**Set task:**
Give only the number of lines below that contain the word "What".

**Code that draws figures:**

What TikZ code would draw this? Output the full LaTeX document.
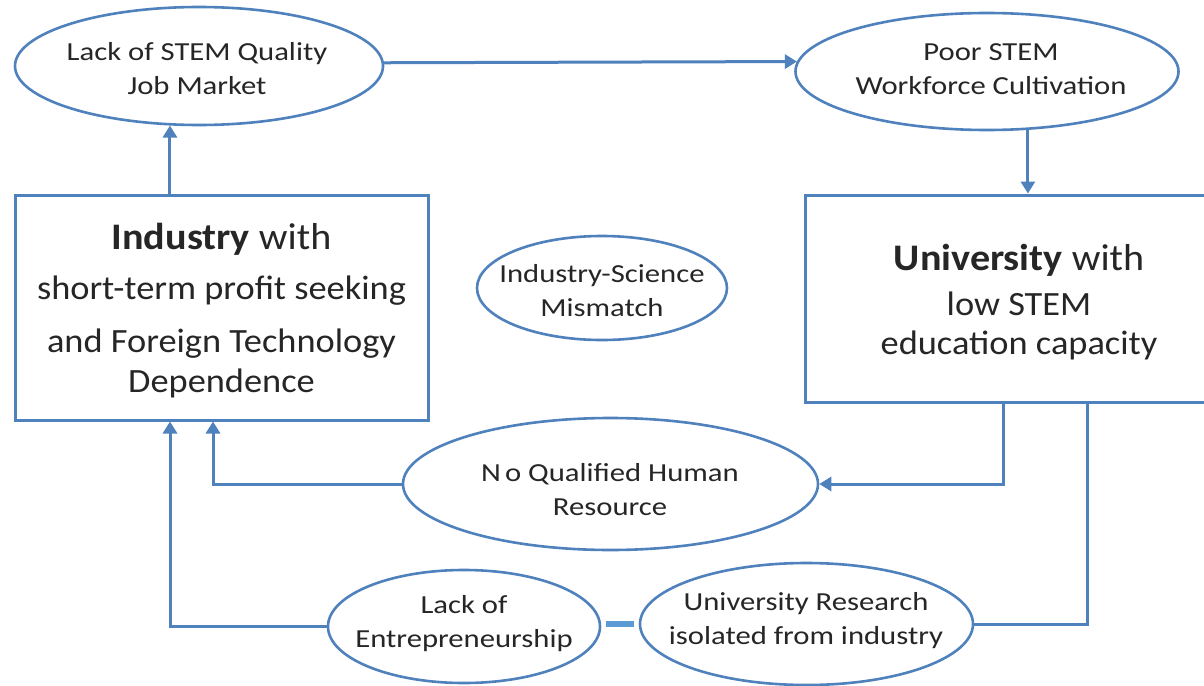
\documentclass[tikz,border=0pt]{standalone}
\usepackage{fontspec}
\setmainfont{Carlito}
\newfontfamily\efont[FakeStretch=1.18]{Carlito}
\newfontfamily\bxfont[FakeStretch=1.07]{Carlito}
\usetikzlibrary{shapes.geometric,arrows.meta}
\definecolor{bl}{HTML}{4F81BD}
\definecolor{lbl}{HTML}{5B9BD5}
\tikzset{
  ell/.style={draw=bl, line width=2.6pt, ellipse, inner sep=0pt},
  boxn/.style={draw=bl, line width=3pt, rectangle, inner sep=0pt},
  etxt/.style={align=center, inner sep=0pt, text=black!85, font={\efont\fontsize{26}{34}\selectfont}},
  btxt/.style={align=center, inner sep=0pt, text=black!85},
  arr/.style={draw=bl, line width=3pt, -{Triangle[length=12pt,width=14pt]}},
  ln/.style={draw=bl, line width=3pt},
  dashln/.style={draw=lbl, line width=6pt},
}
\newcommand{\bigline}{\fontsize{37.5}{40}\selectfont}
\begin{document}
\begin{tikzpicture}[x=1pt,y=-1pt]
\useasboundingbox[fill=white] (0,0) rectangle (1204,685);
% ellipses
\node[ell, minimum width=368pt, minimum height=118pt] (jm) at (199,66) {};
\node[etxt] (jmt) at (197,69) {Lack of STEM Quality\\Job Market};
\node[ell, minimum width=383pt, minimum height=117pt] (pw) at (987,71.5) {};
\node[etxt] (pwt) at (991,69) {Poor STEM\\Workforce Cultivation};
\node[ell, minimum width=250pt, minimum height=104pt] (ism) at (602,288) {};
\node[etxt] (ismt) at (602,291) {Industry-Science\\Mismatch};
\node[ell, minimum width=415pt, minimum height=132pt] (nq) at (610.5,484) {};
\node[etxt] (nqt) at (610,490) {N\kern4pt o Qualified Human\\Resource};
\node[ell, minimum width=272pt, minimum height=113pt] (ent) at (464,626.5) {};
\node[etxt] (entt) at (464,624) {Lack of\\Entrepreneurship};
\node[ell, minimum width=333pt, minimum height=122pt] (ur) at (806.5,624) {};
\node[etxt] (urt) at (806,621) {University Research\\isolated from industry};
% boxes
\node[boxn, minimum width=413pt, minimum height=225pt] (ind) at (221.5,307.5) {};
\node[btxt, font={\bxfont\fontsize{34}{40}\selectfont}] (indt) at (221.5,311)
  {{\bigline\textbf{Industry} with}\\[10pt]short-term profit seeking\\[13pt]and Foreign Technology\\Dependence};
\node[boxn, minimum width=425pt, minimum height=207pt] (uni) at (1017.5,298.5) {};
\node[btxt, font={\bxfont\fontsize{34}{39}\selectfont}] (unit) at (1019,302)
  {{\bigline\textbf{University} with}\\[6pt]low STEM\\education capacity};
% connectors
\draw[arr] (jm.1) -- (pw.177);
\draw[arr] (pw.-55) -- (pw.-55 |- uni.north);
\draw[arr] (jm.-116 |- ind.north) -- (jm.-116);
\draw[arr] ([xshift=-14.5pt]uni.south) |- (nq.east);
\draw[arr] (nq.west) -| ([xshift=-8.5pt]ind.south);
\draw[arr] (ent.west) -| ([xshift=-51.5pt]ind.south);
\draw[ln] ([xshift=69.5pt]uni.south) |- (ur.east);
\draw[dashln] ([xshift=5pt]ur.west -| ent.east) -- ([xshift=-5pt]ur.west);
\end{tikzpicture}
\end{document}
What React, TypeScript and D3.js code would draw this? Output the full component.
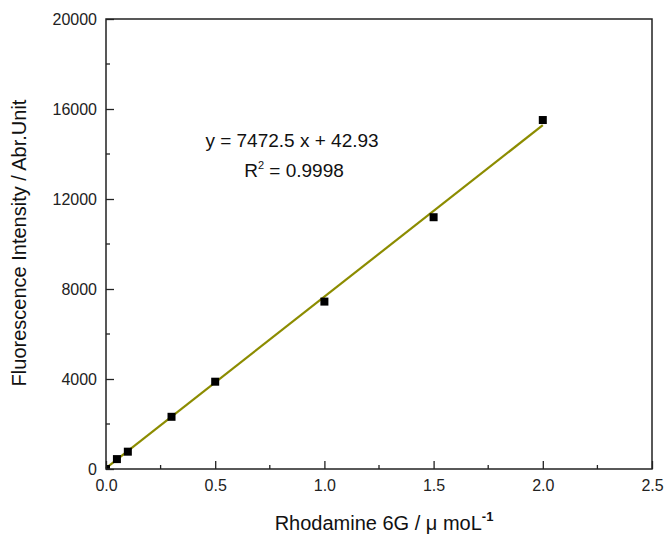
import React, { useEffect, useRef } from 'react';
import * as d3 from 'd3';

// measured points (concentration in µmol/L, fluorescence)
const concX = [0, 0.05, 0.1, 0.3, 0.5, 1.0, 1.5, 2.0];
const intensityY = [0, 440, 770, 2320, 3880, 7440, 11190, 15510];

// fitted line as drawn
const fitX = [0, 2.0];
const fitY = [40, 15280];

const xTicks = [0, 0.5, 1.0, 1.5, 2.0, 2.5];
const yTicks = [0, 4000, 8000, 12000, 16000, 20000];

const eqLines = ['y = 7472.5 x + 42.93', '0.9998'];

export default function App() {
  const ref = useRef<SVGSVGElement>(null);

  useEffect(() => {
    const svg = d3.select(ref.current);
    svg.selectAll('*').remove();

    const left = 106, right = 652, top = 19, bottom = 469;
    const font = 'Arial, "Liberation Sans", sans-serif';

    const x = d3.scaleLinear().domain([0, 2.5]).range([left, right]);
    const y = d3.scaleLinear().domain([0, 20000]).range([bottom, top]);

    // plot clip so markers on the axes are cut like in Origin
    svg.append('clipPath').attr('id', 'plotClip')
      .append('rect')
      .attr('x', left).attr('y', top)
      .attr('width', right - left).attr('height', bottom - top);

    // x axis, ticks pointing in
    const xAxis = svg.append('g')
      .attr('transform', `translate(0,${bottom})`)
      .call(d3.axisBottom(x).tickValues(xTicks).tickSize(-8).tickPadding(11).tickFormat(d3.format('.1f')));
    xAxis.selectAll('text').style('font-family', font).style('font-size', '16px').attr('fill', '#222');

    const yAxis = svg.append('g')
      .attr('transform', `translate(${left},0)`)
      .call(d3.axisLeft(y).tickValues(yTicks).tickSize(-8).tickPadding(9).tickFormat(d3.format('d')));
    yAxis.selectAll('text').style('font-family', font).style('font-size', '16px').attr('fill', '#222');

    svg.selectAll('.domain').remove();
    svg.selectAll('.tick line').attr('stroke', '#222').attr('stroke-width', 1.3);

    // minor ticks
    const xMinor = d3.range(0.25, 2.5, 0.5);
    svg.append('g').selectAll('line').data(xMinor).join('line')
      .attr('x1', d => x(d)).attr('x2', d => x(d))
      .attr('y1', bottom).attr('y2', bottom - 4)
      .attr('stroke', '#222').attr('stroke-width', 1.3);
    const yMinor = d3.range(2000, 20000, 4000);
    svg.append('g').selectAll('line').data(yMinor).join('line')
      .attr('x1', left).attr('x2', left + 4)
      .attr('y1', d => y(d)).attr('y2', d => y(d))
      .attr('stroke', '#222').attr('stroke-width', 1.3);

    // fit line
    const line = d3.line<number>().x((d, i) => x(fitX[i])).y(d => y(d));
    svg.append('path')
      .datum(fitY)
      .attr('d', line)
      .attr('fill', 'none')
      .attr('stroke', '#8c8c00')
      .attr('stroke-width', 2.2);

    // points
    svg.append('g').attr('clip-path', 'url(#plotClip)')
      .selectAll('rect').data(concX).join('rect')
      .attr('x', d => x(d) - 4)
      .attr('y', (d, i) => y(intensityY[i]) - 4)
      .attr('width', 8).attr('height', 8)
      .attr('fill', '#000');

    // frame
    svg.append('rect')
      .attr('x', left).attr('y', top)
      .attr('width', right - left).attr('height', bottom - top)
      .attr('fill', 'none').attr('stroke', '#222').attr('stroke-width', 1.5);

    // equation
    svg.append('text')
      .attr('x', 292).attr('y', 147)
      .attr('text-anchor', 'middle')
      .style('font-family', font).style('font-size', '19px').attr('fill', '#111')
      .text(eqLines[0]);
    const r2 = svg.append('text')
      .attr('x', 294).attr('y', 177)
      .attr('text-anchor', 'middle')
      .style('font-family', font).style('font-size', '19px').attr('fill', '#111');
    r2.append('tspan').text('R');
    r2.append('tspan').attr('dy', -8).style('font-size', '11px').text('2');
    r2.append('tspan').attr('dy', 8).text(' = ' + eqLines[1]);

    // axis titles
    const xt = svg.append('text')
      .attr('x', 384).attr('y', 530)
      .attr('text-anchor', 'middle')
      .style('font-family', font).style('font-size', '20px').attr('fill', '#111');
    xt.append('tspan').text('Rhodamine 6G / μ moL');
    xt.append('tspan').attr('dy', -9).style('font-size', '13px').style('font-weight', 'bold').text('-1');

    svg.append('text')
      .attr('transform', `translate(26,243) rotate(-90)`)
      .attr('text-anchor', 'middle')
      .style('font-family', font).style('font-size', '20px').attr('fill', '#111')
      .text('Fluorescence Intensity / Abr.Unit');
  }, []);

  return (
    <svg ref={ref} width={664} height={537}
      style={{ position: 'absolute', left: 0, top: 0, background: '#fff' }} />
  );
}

**Result of this task:**
2